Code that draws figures
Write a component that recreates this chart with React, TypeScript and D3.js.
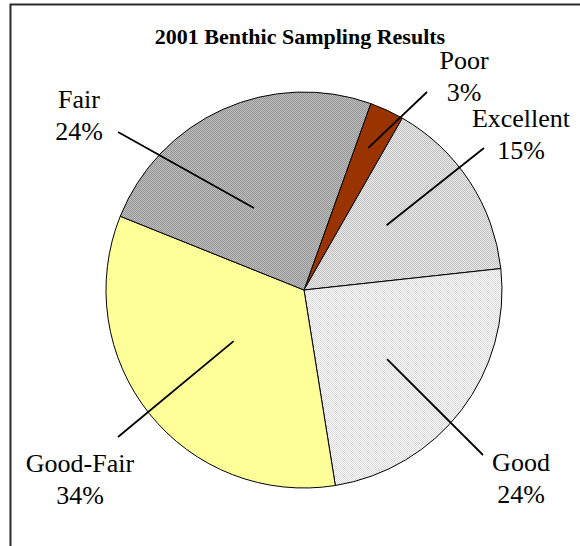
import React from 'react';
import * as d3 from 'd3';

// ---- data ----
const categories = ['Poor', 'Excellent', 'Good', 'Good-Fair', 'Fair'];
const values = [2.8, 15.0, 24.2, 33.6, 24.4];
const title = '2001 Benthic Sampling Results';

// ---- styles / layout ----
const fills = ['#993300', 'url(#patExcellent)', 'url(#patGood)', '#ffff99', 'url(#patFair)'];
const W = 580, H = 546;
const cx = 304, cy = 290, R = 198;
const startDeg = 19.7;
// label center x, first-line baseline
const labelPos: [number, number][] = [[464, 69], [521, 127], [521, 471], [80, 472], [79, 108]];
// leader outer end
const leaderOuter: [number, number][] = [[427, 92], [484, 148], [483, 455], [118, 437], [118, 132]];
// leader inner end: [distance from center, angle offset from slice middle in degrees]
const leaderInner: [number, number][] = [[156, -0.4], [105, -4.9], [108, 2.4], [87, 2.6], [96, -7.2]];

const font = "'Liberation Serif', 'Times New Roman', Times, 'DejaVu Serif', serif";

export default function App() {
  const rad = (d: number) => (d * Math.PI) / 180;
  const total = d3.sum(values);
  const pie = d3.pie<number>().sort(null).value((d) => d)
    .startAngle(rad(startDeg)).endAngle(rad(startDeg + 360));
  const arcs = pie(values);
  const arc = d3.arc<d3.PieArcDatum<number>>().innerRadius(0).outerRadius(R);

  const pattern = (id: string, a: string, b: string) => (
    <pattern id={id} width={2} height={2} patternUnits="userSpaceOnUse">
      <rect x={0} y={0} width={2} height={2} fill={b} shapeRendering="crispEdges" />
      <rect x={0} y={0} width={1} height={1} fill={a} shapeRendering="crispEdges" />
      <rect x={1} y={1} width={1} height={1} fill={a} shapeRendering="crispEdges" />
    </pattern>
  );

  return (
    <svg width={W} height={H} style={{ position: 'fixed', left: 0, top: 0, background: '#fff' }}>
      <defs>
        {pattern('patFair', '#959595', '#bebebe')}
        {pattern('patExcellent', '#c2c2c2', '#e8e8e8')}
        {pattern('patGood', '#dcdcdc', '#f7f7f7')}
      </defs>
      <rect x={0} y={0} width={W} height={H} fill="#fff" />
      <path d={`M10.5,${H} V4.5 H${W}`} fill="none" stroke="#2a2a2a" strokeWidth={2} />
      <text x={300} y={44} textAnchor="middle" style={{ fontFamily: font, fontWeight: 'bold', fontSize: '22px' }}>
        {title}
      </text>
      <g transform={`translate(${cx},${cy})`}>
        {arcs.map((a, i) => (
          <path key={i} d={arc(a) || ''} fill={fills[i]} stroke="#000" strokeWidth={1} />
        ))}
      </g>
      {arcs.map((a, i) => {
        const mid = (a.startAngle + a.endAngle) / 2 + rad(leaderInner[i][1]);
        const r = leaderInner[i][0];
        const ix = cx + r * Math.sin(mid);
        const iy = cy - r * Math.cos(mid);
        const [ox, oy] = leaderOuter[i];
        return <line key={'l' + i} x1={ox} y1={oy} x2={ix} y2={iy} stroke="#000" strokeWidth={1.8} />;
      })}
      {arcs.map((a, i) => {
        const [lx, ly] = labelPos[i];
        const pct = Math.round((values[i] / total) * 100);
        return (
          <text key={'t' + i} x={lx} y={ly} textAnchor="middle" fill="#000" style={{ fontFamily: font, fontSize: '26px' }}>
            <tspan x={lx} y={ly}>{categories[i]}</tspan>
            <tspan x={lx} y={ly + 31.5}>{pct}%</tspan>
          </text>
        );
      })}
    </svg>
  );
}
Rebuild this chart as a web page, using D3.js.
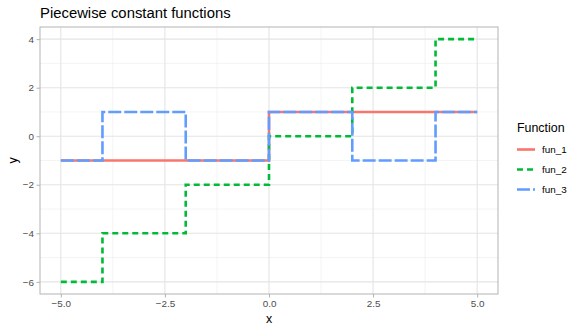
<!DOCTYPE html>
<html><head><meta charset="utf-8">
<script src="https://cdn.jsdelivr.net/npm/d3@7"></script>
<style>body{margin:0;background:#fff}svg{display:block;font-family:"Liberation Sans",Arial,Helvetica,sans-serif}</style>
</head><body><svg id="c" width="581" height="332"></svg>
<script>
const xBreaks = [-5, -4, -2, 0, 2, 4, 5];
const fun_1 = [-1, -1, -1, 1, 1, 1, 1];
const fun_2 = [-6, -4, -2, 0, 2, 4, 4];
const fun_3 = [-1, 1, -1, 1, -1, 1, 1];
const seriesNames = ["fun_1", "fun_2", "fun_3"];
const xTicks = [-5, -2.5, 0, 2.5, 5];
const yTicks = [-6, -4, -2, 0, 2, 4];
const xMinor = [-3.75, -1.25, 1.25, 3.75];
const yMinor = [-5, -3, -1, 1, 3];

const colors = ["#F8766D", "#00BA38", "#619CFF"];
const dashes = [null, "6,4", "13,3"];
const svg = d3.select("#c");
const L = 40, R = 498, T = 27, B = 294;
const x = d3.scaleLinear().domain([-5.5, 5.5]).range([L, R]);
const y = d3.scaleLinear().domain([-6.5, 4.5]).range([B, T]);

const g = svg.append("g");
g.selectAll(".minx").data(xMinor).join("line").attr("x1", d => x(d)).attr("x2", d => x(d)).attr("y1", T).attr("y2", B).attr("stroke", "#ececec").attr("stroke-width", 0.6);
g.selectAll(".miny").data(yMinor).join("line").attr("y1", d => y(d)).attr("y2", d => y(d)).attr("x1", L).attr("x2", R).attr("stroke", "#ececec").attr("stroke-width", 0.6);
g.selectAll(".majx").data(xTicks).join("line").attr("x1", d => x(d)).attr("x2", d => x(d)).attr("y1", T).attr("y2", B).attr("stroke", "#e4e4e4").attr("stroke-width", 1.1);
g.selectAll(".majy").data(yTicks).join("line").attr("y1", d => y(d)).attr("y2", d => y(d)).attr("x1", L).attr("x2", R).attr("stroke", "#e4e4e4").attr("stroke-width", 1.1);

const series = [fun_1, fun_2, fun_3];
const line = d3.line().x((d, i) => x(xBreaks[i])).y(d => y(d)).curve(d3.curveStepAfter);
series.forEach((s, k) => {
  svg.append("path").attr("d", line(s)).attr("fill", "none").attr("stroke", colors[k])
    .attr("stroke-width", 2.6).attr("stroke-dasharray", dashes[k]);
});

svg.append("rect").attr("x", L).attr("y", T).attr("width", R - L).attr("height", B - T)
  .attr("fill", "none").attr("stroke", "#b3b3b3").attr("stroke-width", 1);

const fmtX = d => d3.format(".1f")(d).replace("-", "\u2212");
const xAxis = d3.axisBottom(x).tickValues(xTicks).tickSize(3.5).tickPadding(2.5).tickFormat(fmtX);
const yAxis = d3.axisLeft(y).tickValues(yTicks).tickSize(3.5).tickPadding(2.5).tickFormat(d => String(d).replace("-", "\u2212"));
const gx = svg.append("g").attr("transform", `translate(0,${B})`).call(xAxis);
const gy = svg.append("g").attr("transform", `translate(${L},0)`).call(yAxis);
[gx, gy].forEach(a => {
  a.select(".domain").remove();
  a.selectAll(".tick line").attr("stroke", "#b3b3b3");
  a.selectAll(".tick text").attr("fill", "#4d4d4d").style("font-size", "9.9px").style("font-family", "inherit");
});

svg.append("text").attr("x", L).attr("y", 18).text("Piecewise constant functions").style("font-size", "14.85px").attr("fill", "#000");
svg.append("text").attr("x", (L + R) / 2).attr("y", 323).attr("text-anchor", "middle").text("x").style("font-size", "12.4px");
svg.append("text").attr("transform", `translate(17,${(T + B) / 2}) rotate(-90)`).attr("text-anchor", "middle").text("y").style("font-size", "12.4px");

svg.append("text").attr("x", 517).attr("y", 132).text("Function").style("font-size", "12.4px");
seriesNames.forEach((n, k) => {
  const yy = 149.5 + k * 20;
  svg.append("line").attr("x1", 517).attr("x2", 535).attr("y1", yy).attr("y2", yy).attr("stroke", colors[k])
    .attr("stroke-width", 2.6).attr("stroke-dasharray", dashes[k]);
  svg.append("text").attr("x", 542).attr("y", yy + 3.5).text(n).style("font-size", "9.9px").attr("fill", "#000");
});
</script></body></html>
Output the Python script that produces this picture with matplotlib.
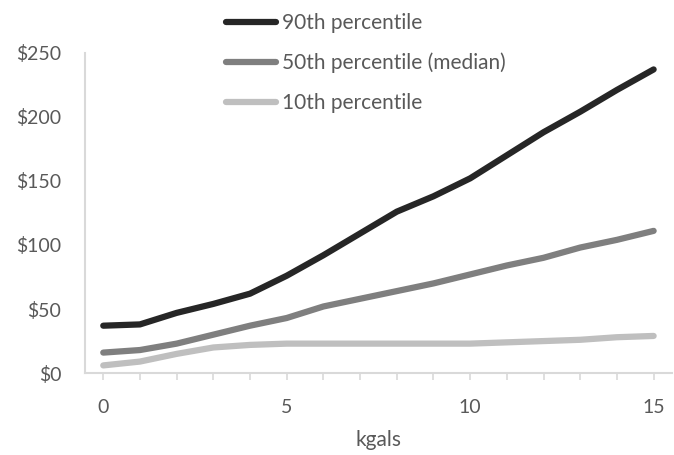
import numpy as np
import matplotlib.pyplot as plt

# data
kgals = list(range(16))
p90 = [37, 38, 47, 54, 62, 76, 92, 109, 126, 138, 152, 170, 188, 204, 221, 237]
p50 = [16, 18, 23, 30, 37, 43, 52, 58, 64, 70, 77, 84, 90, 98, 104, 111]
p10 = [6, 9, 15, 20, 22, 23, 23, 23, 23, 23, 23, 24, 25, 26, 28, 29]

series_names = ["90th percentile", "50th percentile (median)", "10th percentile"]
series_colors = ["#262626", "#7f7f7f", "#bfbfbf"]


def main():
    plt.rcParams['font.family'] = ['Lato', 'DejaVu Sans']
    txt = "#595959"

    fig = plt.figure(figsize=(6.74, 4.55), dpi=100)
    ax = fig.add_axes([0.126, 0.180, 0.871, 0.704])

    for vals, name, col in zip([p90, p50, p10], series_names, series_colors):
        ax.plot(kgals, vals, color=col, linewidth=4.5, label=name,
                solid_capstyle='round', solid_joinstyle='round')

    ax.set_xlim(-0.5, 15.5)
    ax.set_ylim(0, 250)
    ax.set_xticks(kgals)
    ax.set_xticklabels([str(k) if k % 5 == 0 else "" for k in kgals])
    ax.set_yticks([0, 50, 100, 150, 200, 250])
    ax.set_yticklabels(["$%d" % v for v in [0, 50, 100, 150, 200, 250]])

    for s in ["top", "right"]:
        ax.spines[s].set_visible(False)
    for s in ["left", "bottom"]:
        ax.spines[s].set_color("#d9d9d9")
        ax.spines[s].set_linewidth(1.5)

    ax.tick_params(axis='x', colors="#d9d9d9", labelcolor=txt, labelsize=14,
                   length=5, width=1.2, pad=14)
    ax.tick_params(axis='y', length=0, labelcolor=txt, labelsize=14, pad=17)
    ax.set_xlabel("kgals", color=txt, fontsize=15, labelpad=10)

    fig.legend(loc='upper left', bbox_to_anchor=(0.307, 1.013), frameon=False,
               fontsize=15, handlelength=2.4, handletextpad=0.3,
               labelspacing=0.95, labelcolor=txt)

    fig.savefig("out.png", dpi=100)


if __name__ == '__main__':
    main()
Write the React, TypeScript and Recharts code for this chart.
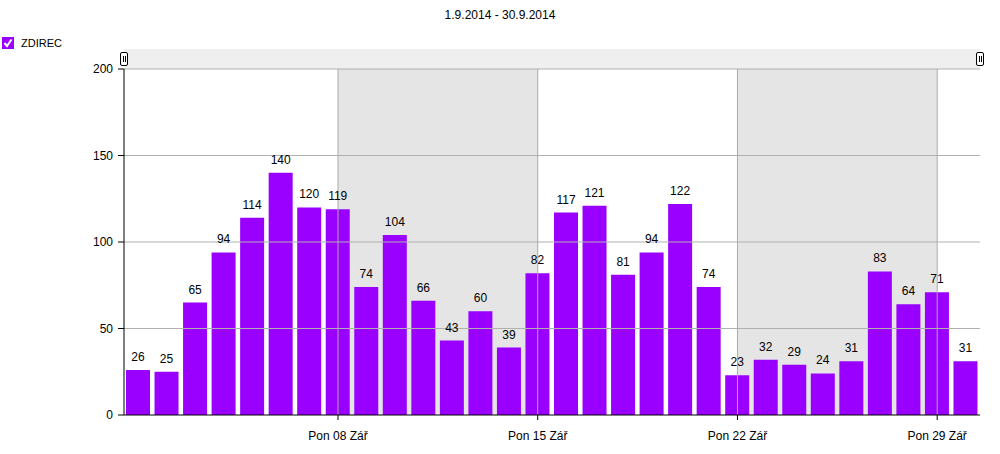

* _Exercise details_: Pictures stay out. Print the data exactly, from its first line through the line containing "const title = '2001".

* _Full output_:
Write a component that recreates this chart with React, TypeScript and D3.js.
import React from 'react';
import * as d3 from 'd3';

// ---- data ----
const categories = ['Poor', 'Excellent', 'Good', 'Good-Fair', 'Fair'];
const values = [2.8, 15.0, 24.2, 33.6, 24.4];
const title = '2001 Benthic Sampling Results';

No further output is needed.